====== Source material ======

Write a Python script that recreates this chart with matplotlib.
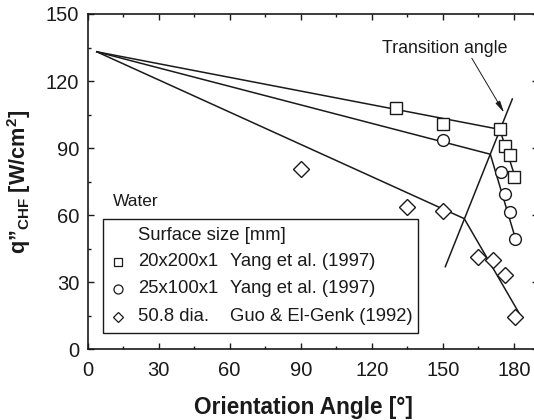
import matplotlib
matplotlib.use('Agg')
import matplotlib.pyplot as plt
from matplotlib.patches import Rectangle
from matplotlib.ticker import MultipleLocator

plt.rcParams['font.family'] = ['Liberation Sans', 'DejaVu Sans']
plt.rcParams['mathtext.fontset'] = 'custom'
plt.rcParams['mathtext.rm'] = 'Liberation Sans:bold'
plt.rcParams['mathtext.bf'] = 'Liberation Sans:bold'

# measured data (angle in deg, CHF in W/cm2)
sq_x = [130, 150, 174, 176, 178.5, 180]
sq_y = [108, 101, 98.4, 91, 87, 77.2]
ci_x = [150, 174.5, 176.4, 178.3, 180.5]
ci_y = [93.6, 79.4, 69.4, 61.5, 49.2]
di_x = [90, 135, 150, 165, 171, 176, 180.3]
di_y = [80.9, 63.7, 62, 41.3, 39.9, 33.1, 14.4]

# correlation lines (broken at transition angle)
fit_sq_x = [3.9, 174, 180.5]
fit_sq_y = [133.1, 98.4, 77]
fit_ci_x = [3.9, 170, 180.7]
fit_ci_y = [133.1, 87.3, 49.3]
fit_di_x = [3.9, 159, 183]
fit_di_y = [133.1, 58.5, 14.7]
trans_x = [151, 179.3]
trans_y = [37, 112]

sizes = ['20x200x1', '25x100x1', '50.8 dia.']
sources = ['Yang et al. (1997)', 'Yang et al. (1997)', 'Guo & El-Genk (1992)']
markers = ['s', 'o', 'D']

fig = plt.figure(figsize=(5.34, 4.2), dpi=100)
ax = fig.add_axes([0.1639, 0.1679, 0.843, 0.7988])

lw = 1.1
for fx, fy in [(fit_sq_x, fit_sq_y), (fit_ci_x, fit_ci_y), (fit_di_x, fit_di_y), (trans_x, trans_y)]:
    ax.plot(fx, fy, color='#1a1a1a', lw=lw, zorder=2)

mk = dict(mfc='white', mec='#1a1a1a', mew=1.0, ls='none', zorder=3)
ax.plot(sq_x, sq_y, marker='s', ms=8, **mk)
ax.plot(ci_x, ci_y, marker='o', ms=8.5, **mk)
ax.plot(di_x, di_y, marker='D', ms=8.2, **mk)

ax.annotate('', xy=(175.8, 105.9), xytext=(162.2, 130.2),
            arrowprops=dict(arrowstyle='-|>,head_length=0.7,head_width=0.15',
                            color='#1a1a1a', lw=0.7, shrinkA=0, shrinkB=0))
ax.text(150.9, 134.7, 'Transition angle', fontsize=12.8, ha='center', va='center', color='#1a1a1a')
ax.text(10.9, 66.1, 'Water', fontsize=12.5, ha='left', va='center', color='#1a1a1a')

# legend box drawn by hand to keep the two text columns
ax.add_patch(Rectangle((0.0337, 0.048), 0.70, 0.341, transform=ax.transAxes,
                       fill=False, ec='#1a1a1a', lw=1.0, zorder=4))
fs = 13.3
ax.text(0.1116, 0.341, 'Surface size [mm]', transform=ax.transAxes, fontsize=fs,
        va='center', color='#1a1a1a')
rows = [0.262, 0.181, 0.098]
lms = [5.8, 6.5, 5.6]
for i in range(3):
    ax.plot([0.0668], [rows[i]], marker=markers[i], ms=lms[i], mfc='white',
            mec='#1a1a1a', mew=0.9, transform=ax.transAxes, clip_on=False)
    ax.text(0.1116, rows[i], sizes[i], transform=ax.transAxes, fontsize=fs,
            va='center', color='#1a1a1a')
    ax.text(0.317, rows[i], sources[i], transform=ax.transAxes, fontsize=fs,
            va='center', color='#1a1a1a')

ax.set_xlim(0, 190)
ax.set_ylim(0, 150)
ax.xaxis.set_minor_locator(MultipleLocator(15))
ax.yaxis.set_major_locator(MultipleLocator(30))
ax.yaxis.set_minor_locator(MultipleLocator(15))
ax.set_xticks([0, 30, 60, 90, 120, 150, 180])
ax.tick_params(which='both', direction='in', top=True, right=True, width=1.0, color='#1a1a1a')
ax.tick_params(which='major', length=4.5, labelsize=14.5, labelcolor='#1a1a1a')
ax.tick_params(axis='x', which='major', pad=8)
ax.tick_params(axis='y', which='major', pad=6)
ax.tick_params(which='minor', length=2.5)
for s in ax.spines.values():
    s.set_linewidth(1.2)
    s.set_color('#1a1a1a')

ax.set_xlabel('Orientation Angle [°]', fontsize=16.3, fontweight='bold', color='#1a1a1a')
ax.xaxis.set_label_coords(0.479, -0.14)
ax.set_ylabel('q”$_{\\mathbf{CHF}}$ [W/cm$^{\\mathbf{2}}$]', fontsize=15.6,
              fontweight='bold', color='#1a1a1a')
ax.yaxis.set_label_coords(-0.121, 0.5)

fig.savefig('out.png', dpi=100)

======

• Problem details: Write the full listing out again with every line unchanged, but include no pictures.

• The solution:
Write a Python script that recreates this chart with matplotlib.
import matplotlib
matplotlib.use('Agg')
import matplotlib.pyplot as plt
from matplotlib.patches import Rectangle
from matplotlib.ticker import MultipleLocator

plt.rcParams['font.family'] = ['Liberation Sans', 'DejaVu Sans']
plt.rcParams['mathtext.fontset'] = 'custom'
plt.rcParams['mathtext.rm'] = 'Liberation Sans:bold'
plt.rcParams['mathtext.bf'] = 'Liberation Sans:bold'

# measured data (angle in deg, CHF in W/cm2)
sq_x = [130, 150, 174, 176, 178.5, 180]
sq_y = [108, 101, 98.4, 91, 87, 77.2]
ci_x = [150, 174.5, 176.4, 178.3, 180.5]
ci_y = [93.6, 79.4, 69.4, 61.5, 49.2]
di_x = [90, 135, 150, 165, 171, 176, 180.3]
di_y = [80.9, 63.7, 62, 41.3, 39.9, 33.1, 14.4]

# correlation lines (broken at transition angle)
fit_sq_x = [3.9, 174, 180.5]
fit_sq_y = [133.1, 98.4, 77]
fit_ci_x = [3.9, 170, 180.7]
fit_ci_y = [133.1, 87.3, 49.3]
fit_di_x = [3.9, 159, 183]
fit_di_y = [133.1, 58.5, 14.7]
trans_x = [151, 179.3]
trans_y = [37, 112]

sizes = ['20x200x1', '25x100x1', '50.8 dia.']
sources = ['Yang et al. (1997)', 'Yang et al. (1997)', 'Guo & El-Genk (1992)']
markers = ['s', 'o', 'D']

fig = plt.figure(figsize=(5.34, 4.2), dpi=100)
ax = fig.add_axes([0.1639, 0.1679, 0.843, 0.7988])

lw = 1.1
for fx, fy in [(fit_sq_x, fit_sq_y), (fit_ci_x, fit_ci_y), (fit_di_x, fit_di_y), (trans_x, trans_y)]:
    ax.plot(fx, fy, color='#1a1a1a', lw=lw, zorder=2)

mk = dict(mfc='white', mec='#1a1a1a', mew=1.0, ls='none', zorder=3)
ax.plot(sq_x, sq_y, marker='s', ms=8, **mk)
ax.plot(ci_x, ci_y, marker='o', ms=8.5, **mk)
ax.plot(di_x, di_y, marker='D', ms=8.2, **mk)

ax.annotate('', xy=(175.8, 105.9), xytext=(162.2, 130.2),
            arrowprops=dict(arrowstyle='-|>,head_length=0.7,head_width=0.15',
                            color='#1a1a1a', lw=0.7, shrinkA=0, shrinkB=0))
ax.text(150.9, 134.7, 'Transition angle', fontsize=12.8, ha='center', va='center', color='#1a1a1a')
ax.text(10.9, 66.1, 'Water', fontsize=12.5, ha='left', va='center', color='#1a1a1a')

# legend box drawn by hand to keep the two text columns
ax.add_patch(Rectangle((0.0337, 0.048), 0.70, 0.341, transform=ax.transAxes,
                       fill=False, ec='#1a1a1a', lw=1.0, zorder=4))
fs = 13.3
ax.text(0.1116, 0.341, 'Surface size [mm]', transform=ax.transAxes, fontsize=fs,
        va='center', color='#1a1a1a')
rows = [0.262, 0.181, 0.098]
lms = [5.8, 6.5, 5.6]
for i in range(3):
    ax.plot([0.0668], [rows[i]], marker=markers[i], ms=lms[i], mfc='white',
            mec='#1a1a1a', mew=0.9, transform=ax.transAxes, clip_on=False)
    ax.text(0.1116, rows[i], sizes[i], transform=ax.transAxes, fontsize=fs,
            va='center', color='#1a1a1a')
    ax.text(0.317, rows[i], sources[i], transform=ax.transAxes, fontsize=fs,
            va='center', color='#1a1a1a')

ax.set_xlim(0, 190)
ax.set_ylim(0, 150)
ax.xaxis.set_minor_locator(MultipleLocator(15))
ax.yaxis.set_major_locator(MultipleLocator(30))
ax.yaxis.set_minor_locator(MultipleLocator(15))
ax.set_xticks([0, 30, 60, 90, 120, 150, 180])
ax.tick_params(which='both', direction='in', top=True, right=True, width=1.0, color='#1a1a1a')
ax.tick_params(which='major', length=4.5, labelsize=14.5, labelcolor='#1a1a1a')
ax.tick_params(axis='x', which='major', pad=8)
ax.tick_params(axis='y', which='major', pad=6)
ax.tick_params(which='minor', length=2.5)
for s in ax.spines.values():
    s.set_linewidth(1.2)
    s.set_color('#1a1a1a')

ax.set_xlabel('Orientation Angle [°]', fontsize=16.3, fontweight='bold', color='#1a1a1a')
ax.xaxis.set_label_coords(0.479, -0.14)
ax.set_ylabel('q”$_{\\mathbf{CHF}}$ [W/cm$^{\\mathbf{2}}$]', fontsize=15.6,
              fontweight='bold', color='#1a1a1a')
ax.yaxis.set_label_coords(-0.121, 0.5)

fig.savefig('out.png', dpi=100)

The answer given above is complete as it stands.